How the Right Structure Supports Nepal’s Development Goals
Nepal’s development strategy prioritizes:
- Industrialization
- Infrastructure expansion
- Export growth
- Technology adoption
Private companies accelerate operational growth.
Public companies strengthen capital markets and investor participation.
Both structures support FDI inflows under FITTA 2019.
Choosing wisely ensures compliance while contributing to Nepal’s economic transformation.
Conclusion: Private vs Public Company in Nepal for Foreign Investors
The debate around Private vs public company in Nepal is not about which is better.
It is about alignment.
Private companies offer control, speed, and confidentiality.
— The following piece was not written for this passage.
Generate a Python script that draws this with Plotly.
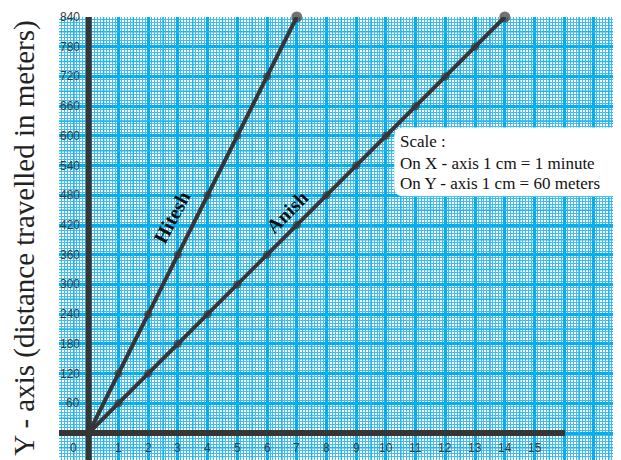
import plotly.graph_objects as go

# ---------------- data ----------------
hitesh_minutes = [0, 1, 2, 3, 4, 5, 6, 7]
hitesh_meters = [0, 120, 240, 360, 480, 600, 720, 840]
anish_minutes = [0, 1, 2, 3, 4, 5, 6, 7, 8, 9, 10, 11, 12, 13, 14]
anish_meters = [0, 60, 120, 180, 240, 300, 360, 420, 480, 540, 600, 660, 720, 780, 840]
x_tick_values = list(range(0, 16))
x_tick_labels = [str(v) for v in x_tick_values]
y_tick_values = list(range(60, 841, 60))
y_tick_labels = [str(v) for v in y_tick_values]
scale_lines = ["Scale :", "On X - axis 1 cm = 1 minute", "On Y - axis 1 cm = 60 meters"]
y_title = "Y - axis (distance travelled in meters)"

# ---------------- style ----------------
PAGE_OFFSET = 8  # browser body margin
X_RANGE = [-1.0, 17.91]
Y_RANGE = [-54.5, 840]
X_AXIS_END = 16.03
DARK = "#363636"
MAJOR = "#06aeed"
MINOR = "#3fbdf0"
MID = "#22b4ee"
SERIF = "Liberation Serif"
SANS = "Liberation Sans"

fig = go.Figure()

def marker_sizes(n):
    return [8] * (n - 1) + [11]

for xs, ys, nm in [(hitesh_minutes, hitesh_meters, "Hitesh"), (anish_minutes, anish_meters, "Anish")]:
    fig.add_trace(go.Scatter(
        x=xs, y=ys, mode="lines+markers", name=nm,
        line=dict(color=DARK, width=4),
        marker=dict(color=DARK, size=marker_sizes(len(xs)), line=dict(width=0)),
        cliponaxis=False, showlegend=False, hoverinfo="skip"))

shapes = []
# mid (half-cm) grid lines
for k in range(-1, 18):
    x = k + 0.5
    if x < X_RANGE[1]:
        shapes.append(dict(type="line", layer="between", x0=x, x1=x, y0=Y_RANGE[0], y1=Y_RANGE[1],
                           line=dict(color=MID, width=1.5)))
for k in range(-1, 14):
    y = k * 60 + 30
    shapes.append(dict(type="line", layer="between", x0=X_RANGE[0], x1=X_RANGE[1], y0=y, y1=y,
                       line=dict(color=MID, width=1.5)))

# dark axes
shapes.append(dict(type="line", layer="between", x0=X_RANGE[0], x1=X_AXIS_END, y0=0, y1=0,
                   line=dict(color=DARK, width=6)))
shapes.append(dict(type="line", layer="between", x0=0, x1=0, y0=Y_RANGE[0], y1=Y_RANGE[1],
                   line=dict(color=DARK, width=6)))

# rounded scale box
bx0, bx1, by0, by1 = 10.3, 17.88, 479, 616
rx, ry = 0.28, 16.5
path = (f"M {bx0+rx},{by0} L {bx1-rx},{by0} Q {bx1},{by0} {bx1},{by0+ry} "
        f"L {bx1},{by1-ry} Q {bx1},{by1} {bx1-rx},{by1} L {bx0+rx},{by1} "
        f"Q {bx0},{by1} {bx0},{by1-ry} L {bx0},{by0+ry} Q {bx0},{by0} {bx0+rx},{by0} Z")
shapes.append(dict(type="path", path=path, layer="above", fillcolor="white",
                   line=dict(color="white", width=1)))

annotations = []
for v, t in zip(x_tick_values, x_tick_labels):
    annotations.append(dict(x=(-0.5 if v == 0 else v), y=-30, text=t, showarrow=False,
                            xanchor="center", yanchor="middle",
                            font=dict(family=SANS, size=12, color="#3a3a3a")))
for v, t in zip(y_tick_values, y_tick_labels):
    annotations.append(dict(x=-0.22, y=v, text=t, showarrow=False,
                            xanchor="right", yanchor="middle",
                            font=dict(family=SANS, size=12, color="#3a3a3a")))

annotations.append(dict(x=2.8, y=436, text="<b>Hitesh</b>", textangle=-62, showarrow=False,
                        font=dict(family=SERIF, size=20, color="#111")))
annotations.append(dict(x=6.67, y=446, text="<b>Anish</b>", textangle=-45, showarrow=False,
                        font=dict(family=SERIF, size=20, color="#111")))

for line, yy in zip(scale_lines, [588, 545, 503]):
    annotations.append(dict(x=10.42, y=yy, text=line, showarrow=False, xanchor="left",
                            yanchor="middle", font=dict(family=SERIF, size=17, color="#111")))

annotations.append(dict(xref="paper", yref="paper", x=-0.062, y=0.5, text=y_title,
                        textangle=-90, showarrow=False, xanchor="center", yanchor="middle",
                        font=dict(family=SERIF, size=29, color="#222")))

fig.update_layout(
    width=621 - PAGE_OFFSET, height=460 - PAGE_OFFSET,
    margin=dict(l=59 - PAGE_OFFSET, r=0, t=17 - PAGE_OFFSET, b=0),
    paper_bgcolor="white", plot_bgcolor="white",
    shapes=shapes, annotations=annotations,
    xaxis=dict(range=X_RANGE, showticklabels=False, ticks="", zeroline=False,
               showgrid=True, tick0=0, dtick=1, gridcolor=MAJOR, gridwidth=3,
               minor=dict(tick0=0, dtick=0.1, showgrid=True, gridcolor=MINOR, gridwidth=1),
               showline=False, fixedrange=True),
    yaxis=dict(range=Y_RANGE, showticklabels=False, ticks="", zeroline=False,
               showgrid=True, tick0=0, dtick=60, gridcolor=MAJOR, gridwidth=3,
               minor=dict(tick0=0, dtick=6, showgrid=True, gridcolor=MINOR, gridwidth=1),
               showline=False, fixedrange=True),
)

fig.write_html("out.html")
Public companies offer scale, capital depth, and national integration.
Foreign companies entering Nepal must align structure with strategy.
The correct vehicle protects governance, simplifies compliance, and enhances returns.
If you are considering foreign direct investment in Nepal, structuring correctly from day one is critical.
Strategic legal structuring reduces risk and maximizes long-term value.
FAQs – People Also Ask
1. Can a foreigner own 100% of a private company in Nepal?
Yes. Under FITTA 2019, 100% foreign ownership is allowed in most sectors, except restricted industries.
2. Is IPO mandatory for public companies in Nepal?
No. A public company can exist without listing, but public offering requires SEBON approval.
3. Which company type is faster to incorporate?
Private companies are faster due to fewer regulatory approvals and documentation requirements.
4. Can a private company convert into a public company?
Yes. Conversion is allowed under the Companies Act 2006 subject to regulatory compliance.
5. Which structure is better for large infrastructure projects?
Public companies are preferred for capital-intensive infrastructure investments.